Reprenant largement les idées de Husserl, Sartre développe la phénoménologie dans le sens de l’« existentialisme » : pour lui l’activité de la conscience reste prépondérante, mais cette activité se tourne résolument vers l’existence plutôt que vers les essences. La conscience est pure extériorité, ou extériorisation : elle ne peut se viser elle-même et n’y a aucun intérêt. Car sa vie est dehors, là bas, au loin, dans le monde. L’homme conscient se définit comme ek-sistence, ou encore “transcendance”, toujours allant “vers” le monde et situé “au-delà” de “lui-même”, excédant sa propre conscience de soi, en somme comme le dit Sartre, “une façon de ne plus être sa propre coïncidence.” La conscience est avant tout une relation, une direction vers-. Le “soi” de la conscience doit être paradoxalement pensé comme “hors-de-soi”, ou plus exactement comme un rapport avec un objet qui n’est pas soi. La conscience n’est même pas exactement “en rapport”, elle “est” ce rapport. Ce rapport dit de “transcendance”, c’est-à-dire cet écart obligé entre le sujet et l’objet, sans absorption possible de l’un par l’autre, c’est bien ce que Husserl a nommé l’intentionnalité (au sens que l’esprit vise toujours quelque objet, et non pas au sens courant de « avoir l’intention de faire » ceci ou cela). En somme on a beaucoup exagéré l'aspect "réflexif" de la conscience, comme si le fait de "se penser" avait un sens. Non, il faut se souvenir que l'on pense toujours à quelque chose d'autre. La conscience est toujours conscience de quelque chose, elle "vise" ou elle "pose" un objet : comme le dit Jean-Paul Sartre "la conscience est positionnelle d'objet", mais elle est "non-positionnelle de soi". Elle est intentionnelle au sens où elle se tourne vers quelque chose, elle est ce mouvement, cette ouverture vers le monde. En conséquence, la conscience n’est pas un intérieur clos et ne peut l’être.  

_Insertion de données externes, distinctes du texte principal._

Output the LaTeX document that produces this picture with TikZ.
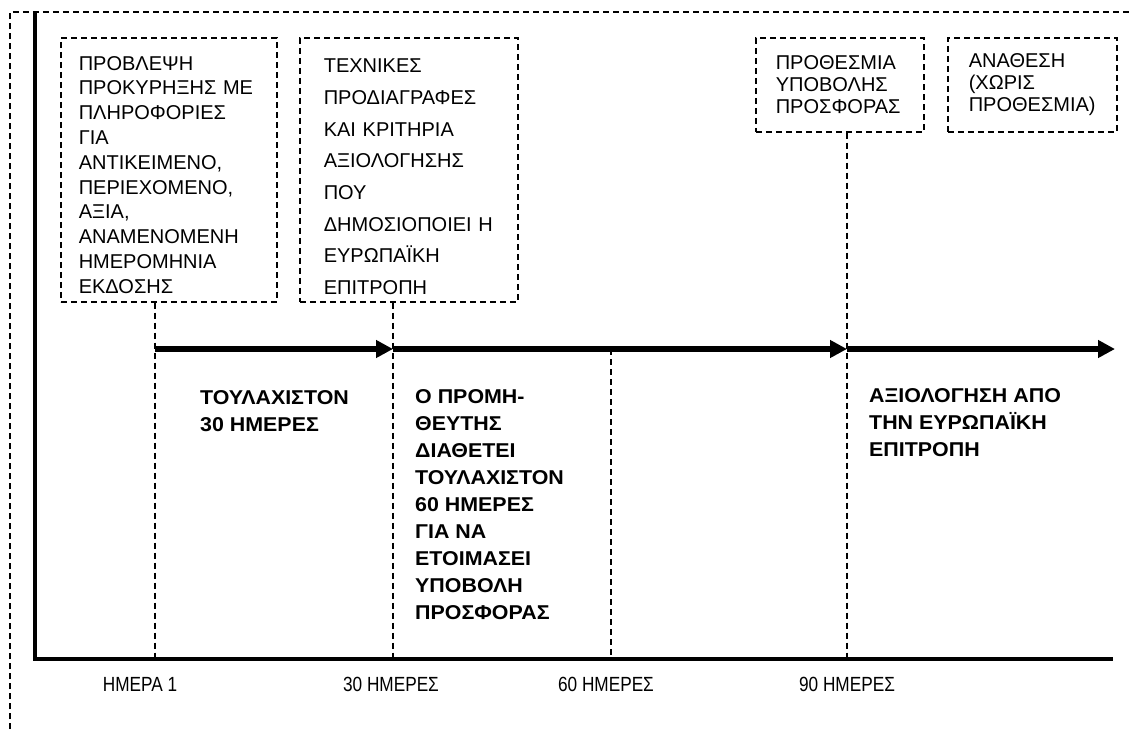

« Connaître, c'est « s'éclater vers», s'arracher à la moite intimité gastrique pour filer, là-bas, par-delà soi, vers ce qui n'est pas soi, là-bas, près de l'arbre et cependant hors de lui, car il m'échappe et me repousse et je ne peux pas plus me perdre en lui qu'il ne se peut diluer en moi: hors de lui, hors de moi. (…) Du même coup, la conscience s'est purifiée, elle est claire comme un grand vent, il n'y a plus rien en elle, sauf un mouvement pour se fuir, un glissement hors de soi ; si, par impossible, vous entriez « dans» une conscience, vous seriez saisi par un tourbillon et rejeté au dehors, près de l'arbre, en pleine poussière, car la conscience n'a pas de « dedans»; elle n'est rien que le dehors d'elle-même et c'est cette fuite absolue, ce refus d'être substance qui la constituent comme une conscience. » Situations I, « Sur une idée fondamentale de Husserl : l’intentionnalité ».

La conscience est donc une projection dans le monde, un “éclatement”. Or cela définit aussi bien l'"existence" selon les philosophes existentialistes : l’existence humaine (ek-sistence) est une extériorisation, elle s’oppose à l’être inerte des choses. Les choses se contentent d'être "ce qu'elles sont" ; un être humain existe c'est-à-dire qu'il tend aussi vers ce qu'il n'est pas encore (il n’est pas seulement un sujet mais un pro-jet), avec cette particularité de pouvoir nier ce qui est pour transformer le monde, voire de nier ce qu’il est pour affirmer sa liberté fondamentale et se créer lui-même. En ce sens, la conscience produit du néant, elle est un pouvoir néantisateur et libérateur. Vivre dans le monde, s’extirper hors de soi n'est pas seulement le fait de la conscience, la condition propre de l'homme, cela devient même un devoir, une règle de vie. “Ce n’est pas dans je ne sais quelle retraite que nous nous découvrirons : c’est sur la route, dans la ville, au milieu de la foule, chose parmi les choses, homme parmi les hommes.”  C’est ainsi qu’apparaît dans la philosophie de Sartre le thème de l’"engagement". Engagement dans l’histoire, la politique (une cause, un parti), l'écriture, une relation amoureuse, etc. La conscience est plus que jamais activité et non passivité, exigence envers soi et non jouissance de soi, résistance et non soumission, fidélité aux autres et aux événements vécus en commun.

Merleau-Ponty

Enfin l’approche phénoménologique de Merleau-Ponty, contemporain et ami de Sartre, s’avère particulièrement actuelle. Ce qui l’intéresse, ce sont aussi les rapports du sujet avec le monde, principalement à travers le phénomène — éminemment subjectif — de la perception Mais il reproche à ses prédécesseurs d’avoir négligé le rôle du corps ou plutôt d’avoir manqué la description réciproque du corps et du monde. Au profit en général du seul sujet, c’est-à-dire en réalité un seul des deux pôles concernés. Il s’agit de décrire une expérience qui est à chaque fois un “rapport d’être”, un échange et une expérience réunissant un corps et son environnement, ou un corps et un autre corps. La philosophie de Merleau-Ponty serait moins éloignée que celle de Sartre des conceptions psychanalytiques, celle de Lacan notamment, qui vont définir la subjectivité à la fois comme "signifiance" et "jouissance", mettant la sexualité au coeur de la vie psychique et donc subjective.